╭──
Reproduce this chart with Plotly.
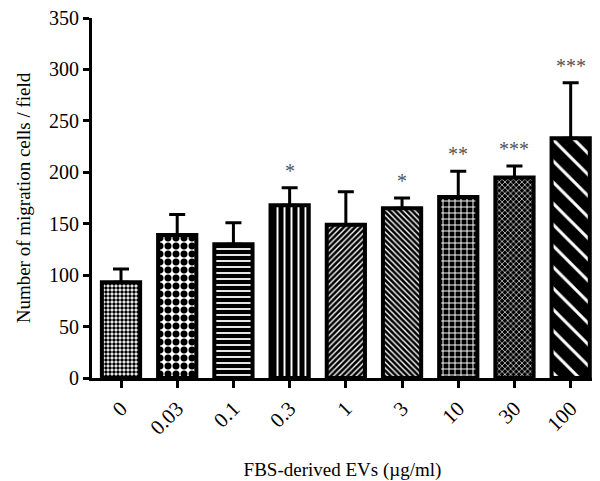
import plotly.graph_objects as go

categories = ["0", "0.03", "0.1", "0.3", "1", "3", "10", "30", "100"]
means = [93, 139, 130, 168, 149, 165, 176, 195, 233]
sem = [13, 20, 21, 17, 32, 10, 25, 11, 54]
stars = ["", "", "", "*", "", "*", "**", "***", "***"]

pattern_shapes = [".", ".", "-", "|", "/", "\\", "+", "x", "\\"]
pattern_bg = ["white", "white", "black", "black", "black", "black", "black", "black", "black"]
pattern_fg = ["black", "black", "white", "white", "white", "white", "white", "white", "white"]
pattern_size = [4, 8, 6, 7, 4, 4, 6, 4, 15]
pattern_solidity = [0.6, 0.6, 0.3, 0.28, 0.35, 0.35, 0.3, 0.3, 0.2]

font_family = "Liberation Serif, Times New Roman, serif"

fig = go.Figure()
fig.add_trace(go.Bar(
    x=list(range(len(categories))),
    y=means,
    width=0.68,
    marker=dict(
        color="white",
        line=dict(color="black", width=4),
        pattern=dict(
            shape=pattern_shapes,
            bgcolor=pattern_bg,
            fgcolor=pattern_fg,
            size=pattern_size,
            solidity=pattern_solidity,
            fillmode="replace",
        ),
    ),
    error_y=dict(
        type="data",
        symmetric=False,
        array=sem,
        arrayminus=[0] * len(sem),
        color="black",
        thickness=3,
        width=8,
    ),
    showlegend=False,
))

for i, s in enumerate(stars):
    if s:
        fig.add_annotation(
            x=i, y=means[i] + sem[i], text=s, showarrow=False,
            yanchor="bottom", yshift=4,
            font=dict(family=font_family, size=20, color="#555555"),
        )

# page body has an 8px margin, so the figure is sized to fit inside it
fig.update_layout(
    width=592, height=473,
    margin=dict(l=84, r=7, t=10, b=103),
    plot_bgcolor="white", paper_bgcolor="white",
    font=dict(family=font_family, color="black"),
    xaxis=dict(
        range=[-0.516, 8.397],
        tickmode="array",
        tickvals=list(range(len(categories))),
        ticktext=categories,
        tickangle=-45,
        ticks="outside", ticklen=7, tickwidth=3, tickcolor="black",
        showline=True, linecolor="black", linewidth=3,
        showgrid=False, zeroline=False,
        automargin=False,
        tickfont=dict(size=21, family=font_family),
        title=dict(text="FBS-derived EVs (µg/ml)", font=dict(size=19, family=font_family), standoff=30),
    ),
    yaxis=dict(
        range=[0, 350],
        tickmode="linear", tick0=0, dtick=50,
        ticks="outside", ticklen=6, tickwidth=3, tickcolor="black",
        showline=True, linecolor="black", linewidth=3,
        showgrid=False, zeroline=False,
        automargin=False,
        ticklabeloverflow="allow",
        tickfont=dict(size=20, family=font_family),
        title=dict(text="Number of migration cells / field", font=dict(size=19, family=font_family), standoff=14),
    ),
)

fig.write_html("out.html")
╰──
*To do*:
Copy the material above in full and exactly, skipping pictures.

*Answer to this task*:
Reproduce this chart with Plotly.
import plotly.graph_objects as go

categories = ["0", "0.03", "0.1", "0.3", "1", "3", "10", "30", "100"]
means = [93, 139, 130, 168, 149, 165, 176, 195, 233]
sem = [13, 20, 21, 17, 32, 10, 25, 11, 54]
stars = ["", "", "", "*", "", "*", "**", "***", "***"]

pattern_shapes = [".", ".", "-", "|", "/", "\\", "+", "x", "\\"]
pattern_bg = ["white", "white", "black", "black", "black", "black", "black", "black", "black"]
pattern_fg = ["black", "black", "white", "white", "white", "white", "white", "white", "white"]
pattern_size = [4, 8, 6, 7, 4, 4, 6, 4, 15]
pattern_solidity = [0.6, 0.6, 0.3, 0.28, 0.35, 0.35, 0.3, 0.3, 0.2]

font_family = "Liberation Serif, Times New Roman, serif"

fig = go.Figure()
fig.add_trace(go.Bar(
    x=list(range(len(categories))),
    y=means,
    width=0.68,
    marker=dict(
        color="white",
        line=dict(color="black", width=4),
        pattern=dict(
            shape=pattern_shapes,
            bgcolor=pattern_bg,
            fgcolor=pattern_fg,
            size=pattern_size,
            solidity=pattern_solidity,
            fillmode="replace",
        ),
    ),
    error_y=dict(
        type="data",
        symmetric=False,
        array=sem,
        arrayminus=[0] * len(sem),
        color="black",
        thickness=3,
        width=8,
    ),
    showlegend=False,
))

for i, s in enumerate(stars):
    if s:
        fig.add_annotation(
            x=i, y=means[i] + sem[i], text=s, showarrow=False,
            yanchor="bottom", yshift=4,
            font=dict(family=font_family, size=20, color="#555555"),
        )

# page body has an 8px margin, so the figure is sized to fit inside it
fig.update_layout(
    width=592, height=473,
    margin=dict(l=84, r=7, t=10, b=103),
    plot_bgcolor="white", paper_bgcolor="white",
    font=dict(family=font_family, color="black"),
    xaxis=dict(
        range=[-0.516, 8.397],
        tickmode="array",
        tickvals=list(range(len(categories))),
        ticktext=categories,
        tickangle=-45,
        ticks="outside", ticklen=7, tickwidth=3, tickcolor="black",
        showline=True, linecolor="black", linewidth=3,
        showgrid=False, zeroline=False,
        automargin=False,
        tickfont=dict(size=21, family=font_family),
        title=dict(text="FBS-derived EVs (µg/ml)", font=dict(size=19, family=font_family), standoff=30),
    ),
    yaxis=dict(
        range=[0, 350],
        tickmode="linear", tick0=0, dtick=50,
        ticks="outside", ticklen=6, tickwidth=3, tickcolor="black",
        showline=True, linecolor="black", linewidth=3,
        showgrid=False, zeroline=False,
        automargin=False,
        ticklabeloverflow="allow",
        tickfont=dict(size=20, family=font_family),
        title=dict(text="Number of migration cells / field", font=dict(size=19, family=font_family), standoff=14),
    ),
)

fig.write_html("out.html")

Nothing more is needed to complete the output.